**Goal of the exercise**
Make an exact copy of the data below, leaving out every picture.

**Given information**
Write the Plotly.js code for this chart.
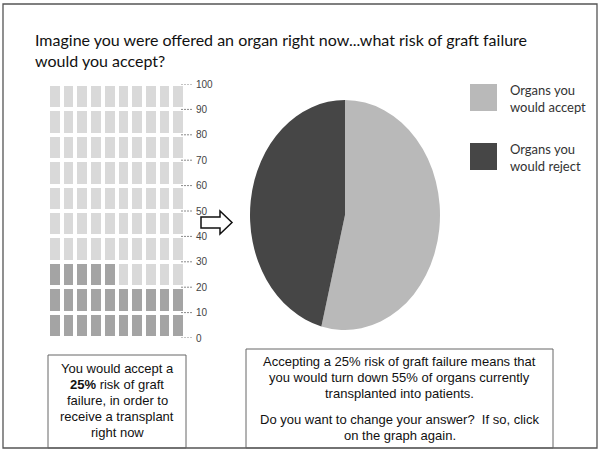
<!DOCTYPE html>
<html>
<head>
<meta charset="utf-8">
<script src="https://cdn.plot.ly/plotly-3.0.1.min.js"></script>
<style>html,body{margin:0;padding:0;background:#fff;}#chart{width:601px;height:453px;}</style>
</head>
<body>
<div id="chart"></div>
<script>
// ---- data ----
const titleLines = ['Imagine you were offered an organ right now...what risk of graft failure', 'would you accept?'];
const acceptedRisk = 25;            // % risk of graft failure accepted (waffle cells filled)
const waffleColumns = 10;
const waffleRowsCount = 10;
const tickValues = [0, 10, 20, 30, 40, 50, 60, 70, 80, 90, 100];
const tickLabels = ['0', '10', '20', '30', '40', '50', '60', '70', '80', '90', '100'];
const pieLabels = ['Organs you would accept', 'Organs you would reject'];
const legendLabels = ['Organs you<br>would accept', 'Organs you<br>would reject'];
const pieValues = [54, 46];
const pieColors = ['#b9b9b9', '#464646'];
const leftBoxLines = ['You would accept a', '<b>25%</b> risk of graft', 'failure, in order to', 'receive a transplant', 'right now'];
const rightBoxLines = ['Accepting a 25% risk of graft failure means that', 'you would turn down 55% of organs currently', 'transplanted into patients.', 'Do you want to change your answer?  If so, click', 'on the graph again.'];

// ---- helpers (pixel -> paper) ----
const W = 601, H = 453;
const px = x => x / W;
const py = y => 1 - y / H;

// waffle matrix derived from accepted risk
const z = [];
for (let r = 0; r < waffleRowsCount; r++) {
  const row = [];
  for (let c = 0; c < waffleColumns; c++) row.push(r * waffleColumns + c < acceptedRisk ? 1 : 0);
  z.push(row);
}

const traces = [
  {
    type: 'heatmap', z: z, x0: 0, dx: 1, y0: 5, dy: 10,
    xaxis: 'x', yaxis: 'y',
    colorscale: [[0, '#d9d9d9'], [1, '#a4a4a4']], zmin: 0, zmax: 1,
    showscale: false, xgap: 4, ygap: 4, hoverinfo: 'none'
  },
  {
    type: 'pie', labels: pieLabels, values: pieValues,
    marker: {colors: pieColors, line: {width: 0}},
    sort: false, direction: 'clockwise', rotation: 0,
    textinfo: 'none', showlegend: false, hoverinfo: 'label+percent',
    domain: {x: [px(250), px(440)], y: [py(310), py(120)]}
  }
];

const shapes = [];
// outer frame
shapes.push({type: 'rect', xref: 'paper', yref: 'paper', x0: px(3), x1: px(597), y0: py(448), y1: py(4), line: {color: '#555', width: 1.3}, fillcolor: 'rgba(0,0,0,0)', layer: 'below'});
// text boxes
shapes.push({type: 'rect', xref: 'paper', yref: 'paper', x0: px(48), x1: px(186), y0: py(448), y1: py(355), line: {color: '#666', width: 1}, fillcolor: 'rgba(0,0,0,0)'});
shapes.push({type: 'rect', xref: 'paper', yref: 'paper', x0: px(246), x1: px(553), y0: py(448), y1: py(349), line: {color: '#666', width: 1}, fillcolor: 'rgba(0,0,0,0)'});
// dashed tick marks
tickValues.forEach(v => shapes.push({type: 'line', xref: 'paper', yref: 'y', x0: px(181), x1: px(192), y0: v, y1: v, line: {color: '#8a8a8a', width: 1, dash: '2px,1px'}}));
// arrow
const arrowPts = [[201, 217], [220, 217], [220, 211], [232, 222.5], [220, 234], [220, 228], [201, 228]];
shapes.push({type: 'path', xref: 'paper', yref: 'paper', path: 'M' + arrowPts.map(p => px(p[0]) + ',' + py(p[1])).join(' L') + ' Z', line: {color: '#111', width: 1.5}, fillcolor: '#fff'});
// legend swatches
const swatchTop = [84, 143];
pieColors.forEach((c, i) => shapes.push({type: 'rect', xref: 'paper', yref: 'paper', x0: px(470), x1: px(497), y0: py(swatchTop[i] + 27), y1: py(swatchTop[i]), line: {width: 0}, fillcolor: c}));

const annotations = [];
legendLabels.forEach((t, i) => annotations.push({xref: 'paper', yref: 'paper', x: px(508), y: py(swatchTop[i] + 14), xanchor: 'left', yanchor: 'middle', align: 'left', text: t, showarrow: false, font: {family: 'Lato, sans-serif', size: 13, color: '#333'}}));
const leftY = [368, 384, 400, 416, 432];
leftBoxLines.forEach((t, i) => annotations.push({xref: 'paper', yref: 'paper', x: px(117), y: py(leftY[i]), xanchor: 'center', yanchor: 'middle', text: t, showarrow: false, font: {family: 'Liberation Sans, Arial, sans-serif', size: 13, color: '#111'}}));
const rightY = [361, 377, 393, 419, 435];
rightBoxLines.forEach((t, i) => annotations.push({xref: 'paper', yref: 'paper', x: px(399.5), y: py(rightY[i]), xanchor: 'center', yanchor: 'middle', text: t, showarrow: false, font: {family: 'Liberation Sans, Arial, sans-serif', size: 13, color: '#111'}}));

const layout = {
  width: W, height: H,
  margin: {l: 0, r: 0, t: 0, b: 0},
  paper_bgcolor: '#fff', plot_bgcolor: 'rgba(0,0,0,0)',
  showlegend: false,
  title: {text: titleLines.join('<br>'), x: px(35), xanchor: 'left', xref: 'paper', y: py(46), yanchor: 'middle', font: {family: 'Lato, sans-serif', size: 16, color: '#111'}},
  xaxis: {domain: [px(48), px(185)], range: [-0.5, 9.5], visible: false, fixedrange: true},
  yaxis: {domain: [py(338), py(84)], range: [0, 100], side: 'right', anchor: 'free', position: px(195),
          tickvals: tickValues, ticktext: tickLabels, ticks: '', showgrid: false, zeroline: false, showline: false,
          tickfont: {family: 'Liberation Sans, Arial, sans-serif', size: 10, color: '#444'}, fixedrange: true},
  shapes: shapes,
  annotations: annotations
};

Plotly.newPlot('chart', traces, layout, {displayModeBar: false, staticPlot: true}).then(() => {
  // stretch the pie vertically into the ellipse seen in the reference
  const cy = (310 + 120) / 2;
  const k = 230 / 190;
  document.querySelectorAll('#chart .pielayer').forEach(g => g.setAttribute('transform', `translate(0,${cy}) scale(1,${k}) translate(0,${-cy})`));
});
</script>
</body>
</html>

**Final result**
Write the Plotly.js code for this chart.
<!DOCTYPE html>
<html>
<head>
<meta charset="utf-8">
<script src="https://cdn.plot.ly/plotly-3.0.1.min.js"></script>
<style>html,body{margin:0;padding:0;background:#fff;}#chart{width:601px;height:453px;}</style>
</head>
<body>
<div id="chart"></div>
<script>
// ---- data ----
const titleLines = ['Imagine you were offered an organ right now...what risk of graft failure', 'would you accept?'];
const acceptedRisk = 25;            // % risk of graft failure accepted (waffle cells filled)
const waffleColumns = 10;
const waffleRowsCount = 10;
const tickValues = [0, 10, 20, 30, 40, 50, 60, 70, 80, 90, 100];
const tickLabels = ['0', '10', '20', '30', '40', '50', '60', '70', '80', '90', '100'];
const pieLabels = ['Organs you would accept', 'Organs you would reject'];
const legendLabels = ['Organs you<br>would accept', 'Organs you<br>would reject'];
const pieValues = [54, 46];
const pieColors = ['#b9b9b9', '#464646'];
const leftBoxLines = ['You would accept a', '<b>25%</b> risk of graft', 'failure, in order to', 'receive a transplant', 'right now'];
const rightBoxLines = ['Accepting a 25% risk of graft failure means that', 'you would turn down 55% of organs currently', 'transplanted into patients.', 'Do you want to change your answer?  If so, click', 'on the graph again.'];

// ---- helpers (pixel -> paper) ----
const W = 601, H = 453;
const px = x => x / W;
const py = y => 1 - y / H;

// waffle matrix derived from accepted risk
const z = [];
for (let r = 0; r < waffleRowsCount; r++) {
  const row = [];
  for (let c = 0; c < waffleColumns; c++) row.push(r * waffleColumns + c < acceptedRisk ? 1 : 0);
  z.push(row);
}

const traces = [
  {
    type: 'heatmap', z: z, x0: 0, dx: 1, y0: 5, dy: 10,
    xaxis: 'x', yaxis: 'y',
    colorscale: [[0, '#d9d9d9'], [1, '#a4a4a4']], zmin: 0, zmax: 1,
    showscale: false, xgap: 4, ygap: 4, hoverinfo: 'none'
  },
  {
    type: 'pie', labels: pieLabels, values: pieValues,
    marker: {colors: pieColors, line: {width: 0}},
    sort: false, direction: 'clockwise', rotation: 0,
    textinfo: 'none', showlegend: false, hoverinfo: 'label+percent',
    domain: {x: [px(250), px(440)], y: [py(310), py(120)]}
  }
];

const shapes = [];
// outer frame
shapes.push({type: 'rect', xref: 'paper', yref: 'paper', x0: px(3), x1: px(597), y0: py(448), y1: py(4), line: {color: '#555', width: 1.3}, fillcolor: 'rgba(0,0,0,0)', layer: 'below'});
// text boxes
shapes.push({type: 'rect', xref: 'paper', yref: 'paper', x0: px(48), x1: px(186), y0: py(448), y1: py(355), line: {color: '#666', width: 1}, fillcolor: 'rgba(0,0,0,0)'});
shapes.push({type: 'rect', xref: 'paper', yref: 'paper', x0: px(246), x1: px(553), y0: py(448), y1: py(349), line: {color: '#666', width: 1}, fillcolor: 'rgba(0,0,0,0)'});
// dashed tick marks
tickValues.forEach(v => shapes.push({type: 'line', xref: 'paper', yref: 'y', x0: px(181), x1: px(192), y0: v, y1: v, line: {color: '#8a8a8a', width: 1, dash: '2px,1px'}}));
// arrow
const arrowPts = [[201, 217], [220, 217], [220, 211], [232, 222.5], [220, 234], [220, 228], [201, 228]];
shapes.push({type: 'path', xref: 'paper', yref: 'paper', path: 'M' + arrowPts.map(p => px(p[0]) + ',' + py(p[1])).join(' L') + ' Z', line: {color: '#111', width: 1.5}, fillcolor: '#fff'});
// legend swatches
const swatchTop = [84, 143];
pieColors.forEach((c, i) => shapes.push({type: 'rect', xref: 'paper', yref: 'paper', x0: px(470), x1: px(497), y0: py(swatchTop[i] + 27), y1: py(swatchTop[i]), line: {width: 0}, fillcolor: c}));

const annotations = [];
legendLabels.forEach((t, i) => annotations.push({xref: 'paper', yref: 'paper', x: px(508), y: py(swatchTop[i] + 14), xanchor: 'left', yanchor: 'middle', align: 'left', text: t, showarrow: false, font: {family: 'Lato, sans-serif', size: 13, color: '#333'}}));
const leftY = [368, 384, 400, 416, 432];
leftBoxLines.forEach((t, i) => annotations.push({xref: 'paper', yref: 'paper', x: px(117), y: py(leftY[i]), xanchor: 'center', yanchor: 'middle', text: t, showarrow: false, font: {family: 'Liberation Sans, Arial, sans-serif', size: 13, color: '#111'}}));
const rightY = [361, 377, 393, 419, 435];
rightBoxLines.forEach((t, i) => annotations.push({xref: 'paper', yref: 'paper', x: px(399.5), y: py(rightY[i]), xanchor: 'center', yanchor: 'middle', text: t, showarrow: false, font: {family: 'Liberation Sans, Arial, sans-serif', size: 13, color: '#111'}}));

const layout = {
  width: W, height: H,
  margin: {l: 0, r: 0, t: 0, b: 0},
  paper_bgcolor: '#fff', plot_bgcolor: 'rgba(0,0,0,0)',
  showlegend: false,
  title: {text: titleLines.join('<br>'), x: px(35), xanchor: 'left', xref: 'paper', y: py(46), yanchor: 'middle', font: {family: 'Lato, sans-serif', size: 16, color: '#111'}},
  xaxis: {domain: [px(48), px(185)], range: [-0.5, 9.5], visible: false, fixedrange: true},
  yaxis: {domain: [py(338), py(84)], range: [0, 100], side: 'right', anchor: 'free', position: px(195),
          tickvals: tickValues, ticktext: tickLabels, ticks: '', showgrid: false, zeroline: false, showline: false,
          tickfont: {family: 'Liberation Sans, Arial, sans-serif', size: 10, color: '#444'}, fixedrange: true},
  shapes: shapes,
  annotations: annotations
};

Plotly.newPlot('chart', traces, layout, {displayModeBar: false, staticPlot: true}).then(() => {
  // stretch the pie vertically into the ellipse seen in the reference
  const cy = (310 + 120) / 2;
  const k = 230 / 190;
  document.querySelectorAll('#chart .pielayer').forEach(g => g.setAttribute('transform', `translate(0,${cy}) scale(1,${k}) translate(0,${-cy})`));
});
</script>
</body>
</html>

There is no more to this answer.